## Given task
Return each line of the data below verbatim; pictures are to be left out.

## Data shown
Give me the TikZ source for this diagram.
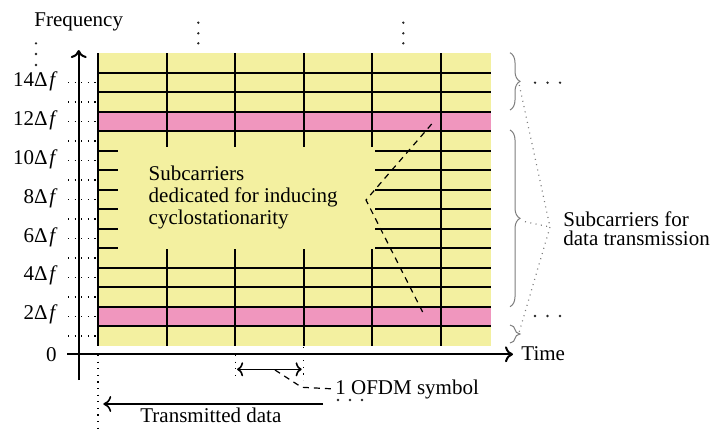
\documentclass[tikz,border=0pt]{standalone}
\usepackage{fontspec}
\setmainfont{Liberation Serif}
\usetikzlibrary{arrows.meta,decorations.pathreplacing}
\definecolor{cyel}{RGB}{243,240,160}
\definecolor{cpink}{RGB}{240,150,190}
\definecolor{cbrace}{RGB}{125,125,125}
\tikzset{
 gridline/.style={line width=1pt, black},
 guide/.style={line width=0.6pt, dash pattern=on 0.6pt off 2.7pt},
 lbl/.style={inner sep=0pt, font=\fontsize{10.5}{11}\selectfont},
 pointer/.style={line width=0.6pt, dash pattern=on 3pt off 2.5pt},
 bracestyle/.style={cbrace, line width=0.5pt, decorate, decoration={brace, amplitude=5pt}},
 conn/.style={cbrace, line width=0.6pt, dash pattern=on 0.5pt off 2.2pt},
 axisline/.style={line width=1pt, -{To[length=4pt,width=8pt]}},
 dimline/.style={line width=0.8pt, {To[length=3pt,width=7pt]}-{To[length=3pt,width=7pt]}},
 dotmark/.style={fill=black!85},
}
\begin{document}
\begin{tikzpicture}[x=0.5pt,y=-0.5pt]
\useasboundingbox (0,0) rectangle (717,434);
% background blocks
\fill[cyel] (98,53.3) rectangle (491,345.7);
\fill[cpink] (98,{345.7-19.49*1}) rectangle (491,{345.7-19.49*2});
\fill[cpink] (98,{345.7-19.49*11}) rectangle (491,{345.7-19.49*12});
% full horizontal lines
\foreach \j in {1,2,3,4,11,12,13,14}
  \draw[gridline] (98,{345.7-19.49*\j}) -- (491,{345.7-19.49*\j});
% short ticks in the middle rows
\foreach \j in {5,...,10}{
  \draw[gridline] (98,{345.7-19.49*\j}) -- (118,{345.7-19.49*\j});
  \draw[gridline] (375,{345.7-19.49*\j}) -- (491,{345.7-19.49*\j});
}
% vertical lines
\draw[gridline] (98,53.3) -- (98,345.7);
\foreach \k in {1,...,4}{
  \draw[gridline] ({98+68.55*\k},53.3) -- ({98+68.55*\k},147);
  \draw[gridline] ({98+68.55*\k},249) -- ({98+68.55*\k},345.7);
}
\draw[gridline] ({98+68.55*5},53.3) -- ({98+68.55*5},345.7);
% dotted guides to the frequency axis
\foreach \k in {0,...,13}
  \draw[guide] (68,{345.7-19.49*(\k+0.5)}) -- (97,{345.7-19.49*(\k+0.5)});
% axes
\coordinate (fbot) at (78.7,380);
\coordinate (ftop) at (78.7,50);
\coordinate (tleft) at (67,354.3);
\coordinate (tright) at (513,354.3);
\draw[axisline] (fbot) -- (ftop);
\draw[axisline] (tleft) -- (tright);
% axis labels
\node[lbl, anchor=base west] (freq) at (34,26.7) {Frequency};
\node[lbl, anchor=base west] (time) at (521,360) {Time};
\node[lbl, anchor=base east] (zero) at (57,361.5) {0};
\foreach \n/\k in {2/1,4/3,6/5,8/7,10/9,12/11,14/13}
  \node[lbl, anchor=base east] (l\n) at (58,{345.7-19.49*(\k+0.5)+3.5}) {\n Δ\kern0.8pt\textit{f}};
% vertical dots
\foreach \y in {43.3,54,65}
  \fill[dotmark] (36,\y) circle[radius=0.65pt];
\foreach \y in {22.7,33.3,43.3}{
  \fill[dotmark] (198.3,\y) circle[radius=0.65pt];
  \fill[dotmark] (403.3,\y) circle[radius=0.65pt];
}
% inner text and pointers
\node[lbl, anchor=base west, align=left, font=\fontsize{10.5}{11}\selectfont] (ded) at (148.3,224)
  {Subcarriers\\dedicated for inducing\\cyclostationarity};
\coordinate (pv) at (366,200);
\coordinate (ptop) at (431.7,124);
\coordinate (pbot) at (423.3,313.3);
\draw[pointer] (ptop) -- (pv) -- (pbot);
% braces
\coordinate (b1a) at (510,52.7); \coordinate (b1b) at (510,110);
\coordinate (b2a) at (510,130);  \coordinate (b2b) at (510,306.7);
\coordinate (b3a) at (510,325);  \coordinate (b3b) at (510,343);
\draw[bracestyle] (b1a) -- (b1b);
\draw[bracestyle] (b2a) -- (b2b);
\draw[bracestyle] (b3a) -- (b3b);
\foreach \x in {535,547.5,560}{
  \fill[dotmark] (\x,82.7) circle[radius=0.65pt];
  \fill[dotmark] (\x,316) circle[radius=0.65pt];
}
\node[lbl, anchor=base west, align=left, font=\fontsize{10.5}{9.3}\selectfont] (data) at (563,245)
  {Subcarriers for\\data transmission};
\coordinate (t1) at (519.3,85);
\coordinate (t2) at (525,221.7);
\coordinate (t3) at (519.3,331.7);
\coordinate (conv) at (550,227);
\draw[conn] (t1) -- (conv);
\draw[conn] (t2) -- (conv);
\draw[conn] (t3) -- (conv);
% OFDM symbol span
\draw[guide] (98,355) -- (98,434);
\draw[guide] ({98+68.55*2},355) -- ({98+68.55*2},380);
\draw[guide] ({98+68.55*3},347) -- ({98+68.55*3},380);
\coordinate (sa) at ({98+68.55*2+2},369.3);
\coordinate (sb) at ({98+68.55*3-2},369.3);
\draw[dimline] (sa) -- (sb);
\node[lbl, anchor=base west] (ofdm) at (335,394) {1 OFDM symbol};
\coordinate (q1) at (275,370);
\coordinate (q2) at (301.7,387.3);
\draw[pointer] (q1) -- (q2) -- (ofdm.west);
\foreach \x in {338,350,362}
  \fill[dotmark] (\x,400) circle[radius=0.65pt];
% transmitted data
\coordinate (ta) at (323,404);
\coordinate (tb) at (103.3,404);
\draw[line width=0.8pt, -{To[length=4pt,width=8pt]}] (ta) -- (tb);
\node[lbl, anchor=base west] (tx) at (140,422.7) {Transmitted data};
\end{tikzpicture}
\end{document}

## Answer
Give me the TikZ source for this diagram.
\documentclass[tikz,border=0pt]{standalone}
\usepackage{fontspec}
\setmainfont{Liberation Serif}
\usetikzlibrary{arrows.meta,decorations.pathreplacing}
\definecolor{cyel}{RGB}{243,240,160}
\definecolor{cpink}{RGB}{240,150,190}
\definecolor{cbrace}{RGB}{125,125,125}
\tikzset{
 gridline/.style={line width=1pt, black},
 guide/.style={line width=0.6pt, dash pattern=on 0.6pt off 2.7pt},
 lbl/.style={inner sep=0pt, font=\fontsize{10.5}{11}\selectfont},
 pointer/.style={line width=0.6pt, dash pattern=on 3pt off 2.5pt},
 bracestyle/.style={cbrace, line width=0.5pt, decorate, decoration={brace, amplitude=5pt}},
 conn/.style={cbrace, line width=0.6pt, dash pattern=on 0.5pt off 2.2pt},
 axisline/.style={line width=1pt, -{To[length=4pt,width=8pt]}},
 dimline/.style={line width=0.8pt, {To[length=3pt,width=7pt]}-{To[length=3pt,width=7pt]}},
 dotmark/.style={fill=black!85},
}
\begin{document}
\begin{tikzpicture}[x=0.5pt,y=-0.5pt]
\useasboundingbox (0,0) rectangle (717,434);
% background blocks
\fill[cyel] (98,53.3) rectangle (491,345.7);
\fill[cpink] (98,{345.7-19.49*1}) rectangle (491,{345.7-19.49*2});
\fill[cpink] (98,{345.7-19.49*11}) rectangle (491,{345.7-19.49*12});
% full horizontal lines
\foreach \j in {1,2,3,4,11,12,13,14}
  \draw[gridline] (98,{345.7-19.49*\j}) -- (491,{345.7-19.49*\j});
% short ticks in the middle rows
\foreach \j in {5,...,10}{
  \draw[gridline] (98,{345.7-19.49*\j}) -- (118,{345.7-19.49*\j});
  \draw[gridline] (375,{345.7-19.49*\j}) -- (491,{345.7-19.49*\j});
}
% vertical lines
\draw[gridline] (98,53.3) -- (98,345.7);
\foreach \k in {1,...,4}{
  \draw[gridline] ({98+68.55*\k},53.3) -- ({98+68.55*\k},147);
  \draw[gridline] ({98+68.55*\k},249) -- ({98+68.55*\k},345.7);
}
\draw[gridline] ({98+68.55*5},53.3) -- ({98+68.55*5},345.7);
% dotted guides to the frequency axis
\foreach \k in {0,...,13}
  \draw[guide] (68,{345.7-19.49*(\k+0.5)}) -- (97,{345.7-19.49*(\k+0.5)});
% axes
\coordinate (fbot) at (78.7,380);
\coordinate (ftop) at (78.7,50);
\coordinate (tleft) at (67,354.3);
\coordinate (tright) at (513,354.3);
\draw[axisline] (fbot) -- (ftop);
\draw[axisline] (tleft) -- (tright);
% axis labels
\node[lbl, anchor=base west] (freq) at (34,26.7) {Frequency};
\node[lbl, anchor=base west] (time) at (521,360) {Time};
\node[lbl, anchor=base east] (zero) at (57,361.5) {0};
\foreach \n/\k in {2/1,4/3,6/5,8/7,10/9,12/11,14/13}
  \node[lbl, anchor=base east] (l\n) at (58,{345.7-19.49*(\k+0.5)+3.5}) {\n Δ\kern0.8pt\textit{f}};
% vertical dots
\foreach \y in {43.3,54,65}
  \fill[dotmark] (36,\y) circle[radius=0.65pt];
\foreach \y in {22.7,33.3,43.3}{
  \fill[dotmark] (198.3,\y) circle[radius=0.65pt];
  \fill[dotmark] (403.3,\y) circle[radius=0.65pt];
}
% inner text and pointers
\node[lbl, anchor=base west, align=left, font=\fontsize{10.5}{11}\selectfont] (ded) at (148.3,224)
  {Subcarriers\\dedicated for inducing\\cyclostationarity};
\coordinate (pv) at (366,200);
\coordinate (ptop) at (431.7,124);
\coordinate (pbot) at (423.3,313.3);
\draw[pointer] (ptop) -- (pv) -- (pbot);
% braces
\coordinate (b1a) at (510,52.7); \coordinate (b1b) at (510,110);
\coordinate (b2a) at (510,130);  \coordinate (b2b) at (510,306.7);
\coordinate (b3a) at (510,325);  \coordinate (b3b) at (510,343);
\draw[bracestyle] (b1a) -- (b1b);
\draw[bracestyle] (b2a) -- (b2b);
\draw[bracestyle] (b3a) -- (b3b);
\foreach \x in {535,547.5,560}{
  \fill[dotmark] (\x,82.7) circle[radius=0.65pt];
  \fill[dotmark] (\x,316) circle[radius=0.65pt];
}
\node[lbl, anchor=base west, align=left, font=\fontsize{10.5}{9.3}\selectfont] (data) at (563,245)
  {Subcarriers for\\data transmission};
\coordinate (t1) at (519.3,85);
\coordinate (t2) at (525,221.7);
\coordinate (t3) at (519.3,331.7);
\coordinate (conv) at (550,227);
\draw[conn] (t1) -- (conv);
\draw[conn] (t2) -- (conv);
\draw[conn] (t3) -- (conv);
% OFDM symbol span
\draw[guide] (98,355) -- (98,434);
\draw[guide] ({98+68.55*2},355) -- ({98+68.55*2},380);
\draw[guide] ({98+68.55*3},347) -- ({98+68.55*3},380);
\coordinate (sa) at ({98+68.55*2+2},369.3);
\coordinate (sb) at ({98+68.55*3-2},369.3);
\draw[dimline] (sa) -- (sb);
\node[lbl, anchor=base west] (ofdm) at (335,394) {1 OFDM symbol};
\coordinate (q1) at (275,370);
\coordinate (q2) at (301.7,387.3);
\draw[pointer] (q1) -- (q2) -- (ofdm.west);
\foreach \x in {338,350,362}
  \fill[dotmark] (\x,400) circle[radius=0.65pt];
% transmitted data
\coordinate (ta) at (323,404);
\coordinate (tb) at (103.3,404);
\draw[line width=0.8pt, -{To[length=4pt,width=8pt]}] (ta) -- (tb);
\node[lbl, anchor=base west] (tx) at (140,422.7) {Transmitted data};
\end{tikzpicture}
\end{document}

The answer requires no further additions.